Erlend Loe, lauréat du Prix Jean Monnet des Jeunes Européens, signe Muleum.
A un saut de TGV de Montparnasse – Angoulême. A trois pas d’Angoulême – les Littératures européennes en grand rendez-vous annuel à Cognac… Tout ce que j’aime – quand que je ne suis pas penchée sur une traduction. J’ai laissé derrière moi un manuscrit inédit de Cioran – presque fini. Mais j’ai emporté le vertigineux Orbitor de Mircea Cartarescu, ce troisième tome de la trilogie composant un roman-monde. Quelques unes de ses pages vont se dédoubler, ici, aussi – dans le calme de la chambre d’hôtel et entre deux rencontres avec des lecteurs… de Dan Lungu.
C’est pour lui que je suis à Cognac. Je suis une vieille coco! fait partie de la sélection du Prix Jean Monnet des Jeunes Européens, en ouverture du festival qui dure quatre jours… et les traducteurs sont conviés aux côtés des auteurs. Également sélectionnés et présents : l’Islandaise Eva Minervudottir pour son recueil de nouvelles Pendant qu’il te regarde, tu es la Vierge Marie accompagnée de sa traductrice Catherine Eyjolfsson et le Norvégien Erlend Loe pour son roman Muleum traduit par Jean-Baptiste Coursaud.
Nous rentrons juste de l’auditorium de la Salamandre (l’emblême de François 1er est omniprésent dans la ville) et même si Dan Lungu n’est pas le lauréat de cette édition, nous nous sentons tout légers, tout portés par ce que nous ont transmis ces lycéens du jury et leurs professeurs: la prose légère comme l’air de la fine Eva, les tribulations aéroportuaires de Julie, l’héroïne norvégienne d’Erlend Loe et l’humour de l’Emilia de Dan les ont également conquis.
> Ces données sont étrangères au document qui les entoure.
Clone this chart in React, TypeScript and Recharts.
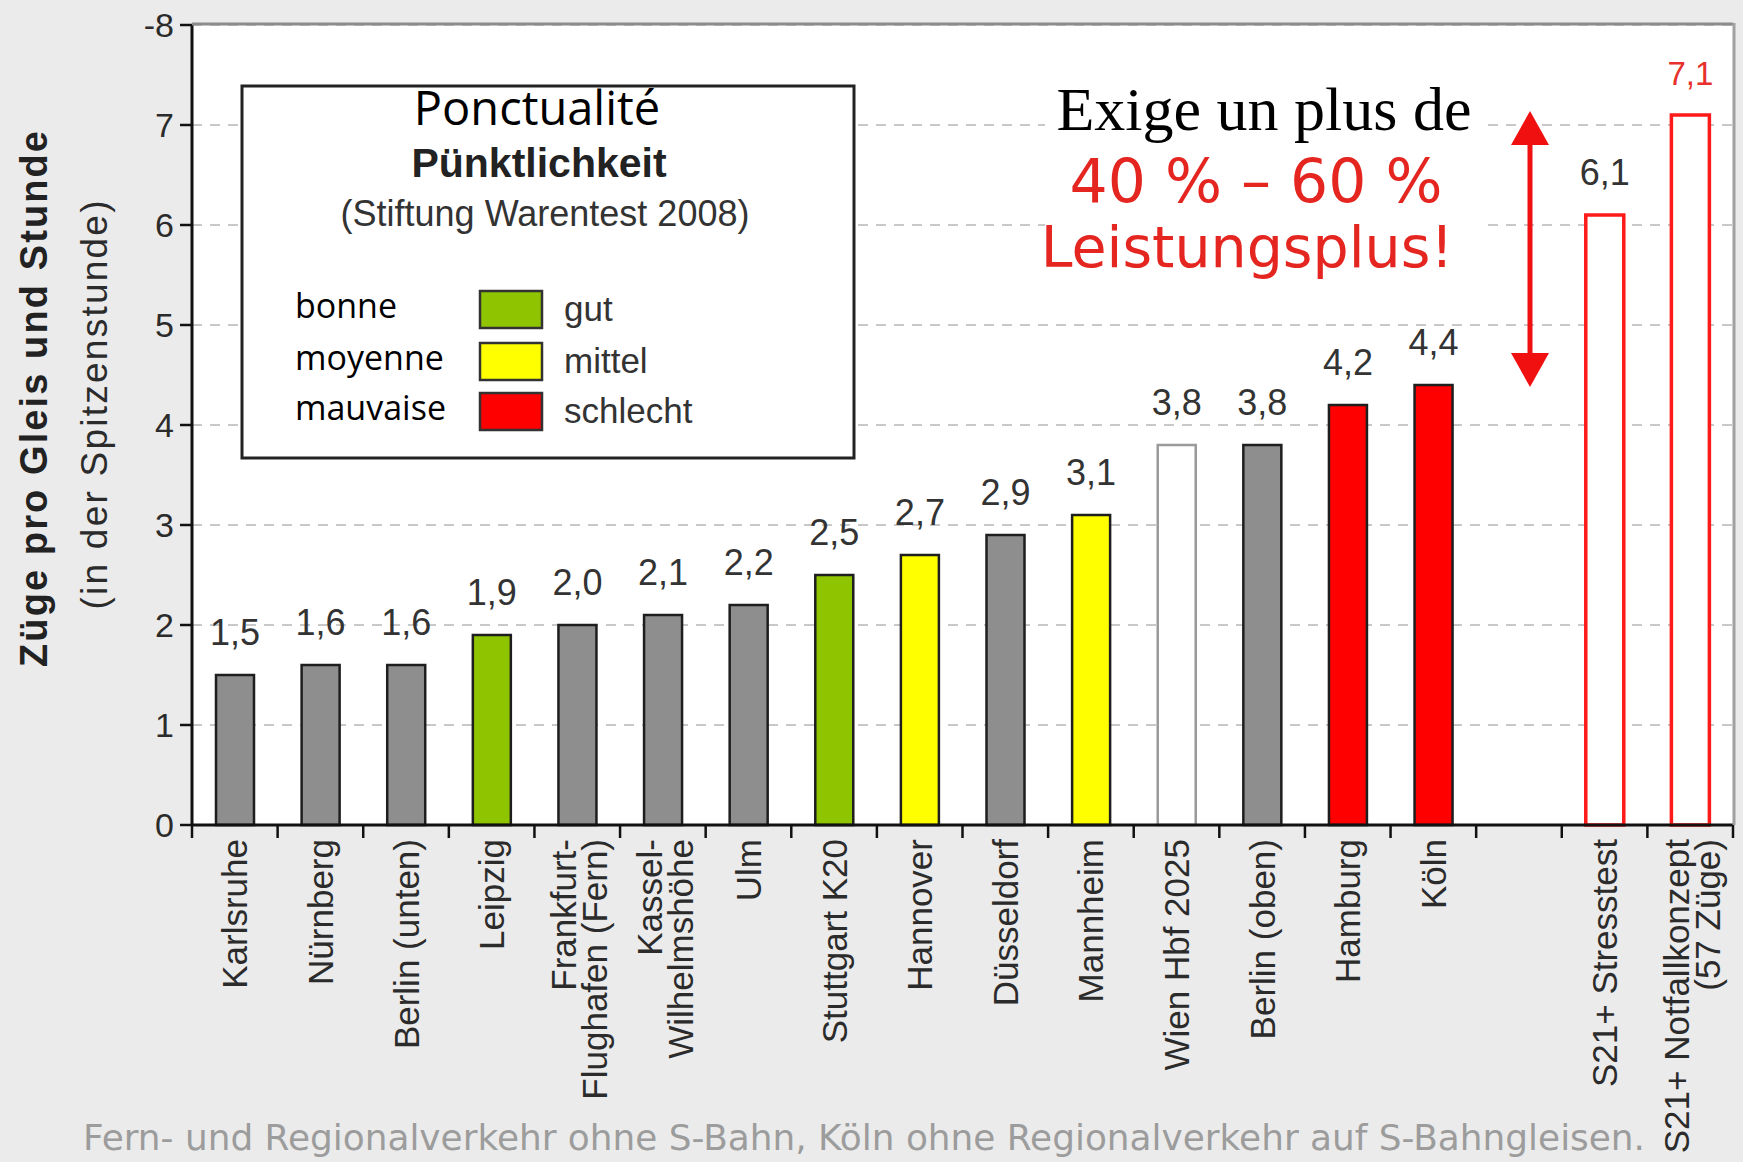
import React from 'react';
import { BarChart, Bar, XAxis, YAxis, CartesianGrid, Cell, LabelList } from 'recharts';

// ---------- data ----------
const categories = [
  'Karlsruhe',
  'Nürnberg',
  'Berlin (unten)',
  'Leipzig',
  'Frankfurt-\nFlughafen (Fern)',
  'Kassel-\nWilhelmshöhe',
  'Ulm',
  'Stuttgart K20',
  'Hannover',
  'Düsseldorf',
  'Mannheim',
  'Wien Hbf 2025',
  'Berlin (oben)',
  'Hamburg',
  'Köln',
  ' ',
  'S21+ Stresstest',
  'S21+ Notfallkonzept\n(57 Züge)',
];
const values: (number | null)[] = [1.5, 1.6, 1.6, 1.9, 2.0, 2.1, 2.2, 2.5, 2.7, 2.9, 3.1, 3.8, 3.8, 4.2, 4.4, null, 6.1, 7.1];
const ratings = ['none', 'none', 'none', 'gut', 'none', 'none', 'none', 'gut', 'mittel', 'none', 'mittel', 'open', 'none', 'schlecht', 'schlecht', 'blank', 's21', 's21'];
const yTicks = [0, 1, 2, 3, 4, 5, 6, 7, 8];
const legendFrench = ['bonne', 'moyenne', 'mauvaise'];
const legendGerman = ['gut', 'mittel', 'schlecht'];
const legendRatings = ['gut', 'mittel', 'schlecht'];

// ---------- layout ----------
const W = 1743;
const H = 1162;
const PLOT_L = 192;
const PLOT_T = 25;
const PLOT_R = 1733;
const PLOT_B = 825;
const Y_W = 80;
const SLOT = (PLOT_R - PLOT_L) / categories.length;
const SANS = "'Liberation Sans', Arial, sans-serif";
const CAL = "'Open Sans', 'Noto Sans', sans-serif";

const FILL: Record<string, string> = {
  none: '#8e8e8e',
  gut: '#8fc400',
  mittel: '#ffff00',
  schlecht: '#ff0000',
  open: '#ffffff',
  s21: '#ffffff',
  blank: '#ffffff',
};
const STROKE: Record<string, string> = {
  none: '#1e1e1e',
  gut: '#1e1e1e',
  mittel: '#1e1e1e',
  schlecht: '#1e1e1e',
  open: '#9a9a9a',
  s21: '#ff1a1a',
  blank: '#ffffff',
};

const data = categories.map((c, i) => ({ name: c, value: values[i] }));

const fmt = (v: number) => v.toFixed(1).replace('.', ',');

function XTick(props: any) {
  const { x, payload, index } = props;
  const lines = String(payload.value).split('\n');
  const n = lines.length;
  const gap = 31;
  const ty = PLOT_B + 14;
  return (
    <g>
      <line x1={x + SLOT / 2} x2={x + SLOT / 2} y1={PLOT_B} y2={PLOT_B + 13} stroke="#111" strokeWidth={2.5} />
      {index === 0 && (
        <line x1={x - SLOT / 2} x2={x - SLOT / 2} y1={PLOT_B} y2={PLOT_B + 13} stroke="#111" strokeWidth={2.5} />
      )}
      {lines.map((ln, i) => {
        const cx = x + (i - (n - 1) / 2) * gap + (n > 1 ? 2 : 0);
        return (
          <text
            key={i}
            x={cx}
            y={ty}
            transform={`rotate(-90 ${cx} ${ty})`}
            textAnchor="end"
            dominantBaseline="central"
            fontSize={35}
            fill="#2b2b2b"
            fontFamily={SANS}
          >
            {ln}
          </text>
        );
      })}
    </g>
  );
}

function ValueLabel(props: any) {
  const { x, y, width, value, index } = props;
  if (value === null || value === undefined) return null;
  const r = ratings[index] ?? (value > 5 ? 's21' : 'none');
  const isS21 = r === 's21';
  return (
    <text
      x={Number(x) + Number(width) / 2}
      y={Number(y) - 30}
      textAnchor="middle"
      fontSize={isS21 ? 33 : 36}
      fill={isS21 ? '#e8302c' : '#333'}
      fontFamily={SANS}
    >
      {fmt(Number(value))}
    </text>
  );
}

export default function App() {
  return (
    <div style={{ position: 'absolute', left: 0, top: 0, width: W, height: H, background: '#ebebeb', overflow: 'hidden' }}>
      <div style={{ position: 'absolute', left: 0, top: 0 }}>
        <BarChart
          width={W}
          height={H}
          data={data}
          margin={{ top: PLOT_T, right: W - PLOT_R, bottom: 0, left: PLOT_L - Y_W }}
        >
          <CartesianGrid
            vertical={false}
            stroke="#c8c8c8"
            strokeWidth={2}
            strokeDasharray="10 8"
            fill="#ffffff"
          />
          <XAxis
            dataKey="name"
            height={H - PLOT_B}
            interval={0}
            tickLine={false}
            tickSize={0}
            axisLine={{ stroke: '#111', strokeWidth: 3 }}
            tick={<XTick />}
          />
          <YAxis
            width={Y_W}
            domain={[0, 8]}
            ticks={yTicks}
            interval={0}
            tickSize={12}
            tickMargin={6}
            tickFormatter={(v: number) => (v === 8 ? '-8' : String(v))}
            axisLine={{ stroke: '#111', strokeWidth: 3 }}
            tickLine={{ stroke: '#111', strokeWidth: 2.5 }}
            tick={{ fill: '#2b2b2b', fontSize: 34, fontFamily: SANS }}
          />
          <Bar dataKey="value" barSize={38} isAnimationActive={false}>
            {data.map((d, i) => (
              <Cell
                key={i}
                fill={FILL[ratings[i]]}
                stroke={STROKE[ratings[i]]}
                strokeWidth={ratings[i] === 's21' ? 3.5 : 2.5}
              />
            ))}
            <LabelList dataKey="value" content={<ValueLabel />} />
          </Bar>
        </BarChart>
      </div>

      <svg width={W} height={H} style={{ position: 'absolute', left: 0, top: 0, pointerEvents: 'none' }}>
        {/* plot frame top/right */}
        <line x1={PLOT_L} x2={PLOT_R} y1={PLOT_T - 1} y2={PLOT_T - 1} stroke="#8c8c8c" strokeWidth={3} />
        <line x1={PLOT_R + 1} x2={PLOT_R + 1} y1={PLOT_T - 2} y2={PLOT_B} stroke="#a0a0a0" strokeWidth={3} />

        {/* y axis title */}
        <text
          transform="translate(34 399) rotate(-90)"
          textAnchor="middle"
          dominantBaseline="central"
          fontWeight="bold"
          fontSize={38}
          fill="#222"
          fontFamily={SANS}
          textLength={536}
          lengthAdjust="spacing"
        >
          Züge pro Gleis und Stunde
        </text>
        <text
          transform="translate(94 405) rotate(-90)"
          textAnchor="middle"
          dominantBaseline="central"
          fontSize={37}
          fill="#2b2b2b"
          fontFamily={SANS}
          textLength={409}
          lengthAdjust="spacing"
        >
          (in der Spitzenstunde)
        </text>

        {/* legend box */}
        <rect x={242} y={86} width={612} height={372} fill="#ffffff" stroke="#222" strokeWidth={3} />
        <text x={537} y={125} textAnchor="middle" fontSize={47} fill="#000" fontFamily={CAL}>
          Ponctualité
        </text>
        <text x={539} y={177} textAnchor="middle" fontSize={41} fontWeight="bold" fill="#222" fontFamily={SANS}>
          Pünktlichkeit
        </text>
        <text x={545} y={226} textAnchor="middle" fontSize={36} fill="#333" fontFamily={SANS}>
          (Stiftung Warentest 2008)
        </text>
        {legendRatings.map((r, i) => {
          const top = [291, 343, 393][i];
          return (
            <g key={r}>
              <text x={295} y={top + 27} fontSize={34} fill="#000" fontFamily={CAL}>
                {legendFrench[i]}
              </text>
              <rect x={480} y={top} width={62} height={37} fill={FILL[r]} stroke="#333" strokeWidth={2.5} />
              <text x={564} y={top + 30} fontSize={35} fill="#333" fontFamily={SANS}>
                {legendGerman[i]}
              </text>
            </g>
          );
        })}

        {/* annotation */}
        <rect x={1045} y={97} width={438} height={200} fill="#ffffff" />
        <text x={1264} y={130} textAnchor="middle" fontSize={62} fill="#000" fontFamily="'Liberation Serif', 'Times New Roman', serif">
          Exige un plus de
        </text>
        <text x={1256} y={202} textAnchor="middle" fontSize={60} fill="#e42520" fontFamily="'DejaVu Sans', Verdana, sans-serif">
          40 % – 60 %
        </text>
        <text x={1247} y={267} textAnchor="middle" fontSize={57} fill="#e42520" fontFamily="'DejaVu Sans', Verdana, sans-serif">
          Leistungsplus!
        </text>

        {/* double arrow */}
        <line x1={1530} x2={1530} y1={135} y2={362} stroke="#f01010" strokeWidth={5} />
        <polygon points="1530,111 1511,145 1549,145" fill="#f01010" />
        <polygon points="1530,387 1511,353 1549,353" fill="#f01010" />

        {/* footer */}
        <text
          x={864}
          y={1150}
          textAnchor="middle"
          fontSize={35}
          fill="#9c9c9c"
          fontFamily="'DejaVu Sans', Verdana, sans-serif"
          textLength={1562}
          lengthAdjust="spacingAndGlyphs"
        >
          Fern- und Regionalverkehr ohne S-Bahn, Köln ohne Regionalverkehr auf S-Bahngleisen.
        </text>
      </svg>
    </div>
  );
}
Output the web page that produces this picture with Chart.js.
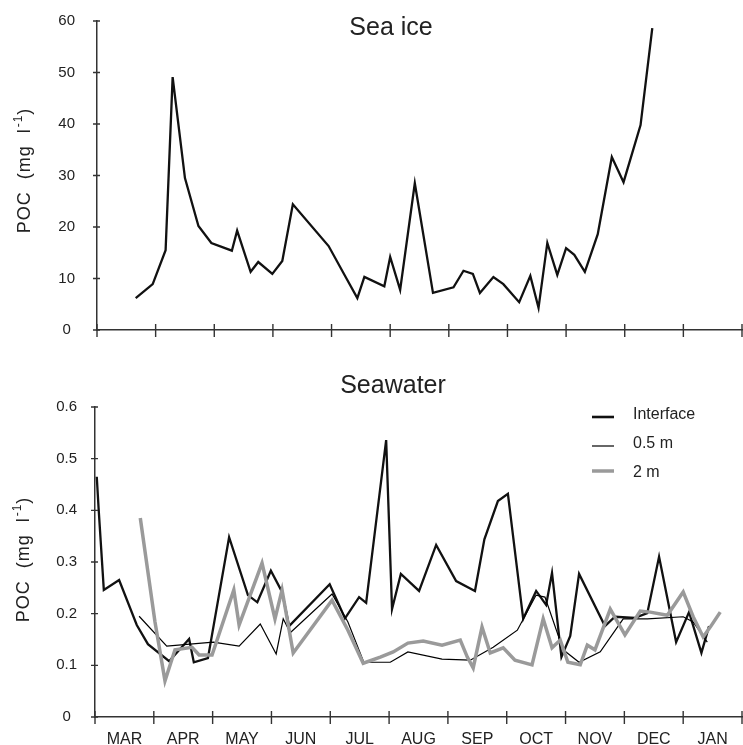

Un drôle de grand écart, tout de même, ces lectures des confins de l’Europe! Et pourtant, ce sont 260 lycéens de 8 établissements de la région qui ont les ont lus, qui ont argumenté en faveur de l’un ou de l’autre, débattu lors de réunions d’étape pour arriver finalement à un vote et à l’attribution de leur prix. A cette fin, cent exemplaires de chaque roman ont été achetés par les organisateurs et distribués aux élèves. Bel effort.
Comme de juste, voir les écrivains en chair et en os, c’est le summum. Quand on est lycéen, qu’on a passé le premier trimestre à lire en classe, pouvoir demander « en direct live » « mais où trouvez-vous vos idées? », c’est épatant; les interroger sur l’étrange choix d’une héroïne quand on est un homme (hein, pourquoi?) et même se montrer interloqué par un roman « écrit dans le désordre », c’est pas beau, ça? Et puis, on peut les retenir en aparté, les écrivains, à la fin de la rencontre, voler un moment d’intimité lors de la dédicace pour souffler en deux mots l’admiration qu’on n’ose pas revendiquer devant les copains…
Le prix Jean Monnet des Jeunes Européens va à Erlend Loe et à son roman Muleum. Il faut le lire, ne serait-ce que pour fondre de tendresse et de mélancolie, à la toute fin du roman, quand on apprend pourquoi l’héroïne elle-même a choisi ce titre étrange. Et plonger dans l’ouvrage sur papier rose -aisément identifiable, comme tous les livres de l’éditeur Gaïa- permettra de comprendre les mots du traducteur Jean-Louis Coursaud répondant, tout à l’heure, sur scène, devant les lycéens, à une question sur la difficulté de son travail de traduction de ce livre : « ne pas se laisser atteindre par la désespérance du personnage. Ne pas se la prendre en pleine face ».
Le titre de ce billet, d’où je le tiens, vous dites-vous. Pour tout Cognaçais qui se respecte, c’est d’un banal!
La « part des anges » est ce volume éthéré qui flotte dans les rues d’ici et se perd à jamais.
J’en ai humé une petite partie. Et j’aime à penser qu’un peu de cet esprit volatile transporte l’intérêt des lecteurs vers nos confins littéraires si exotiques.
Ci-contre, Dan Lungu signe Je suis une vieille coco!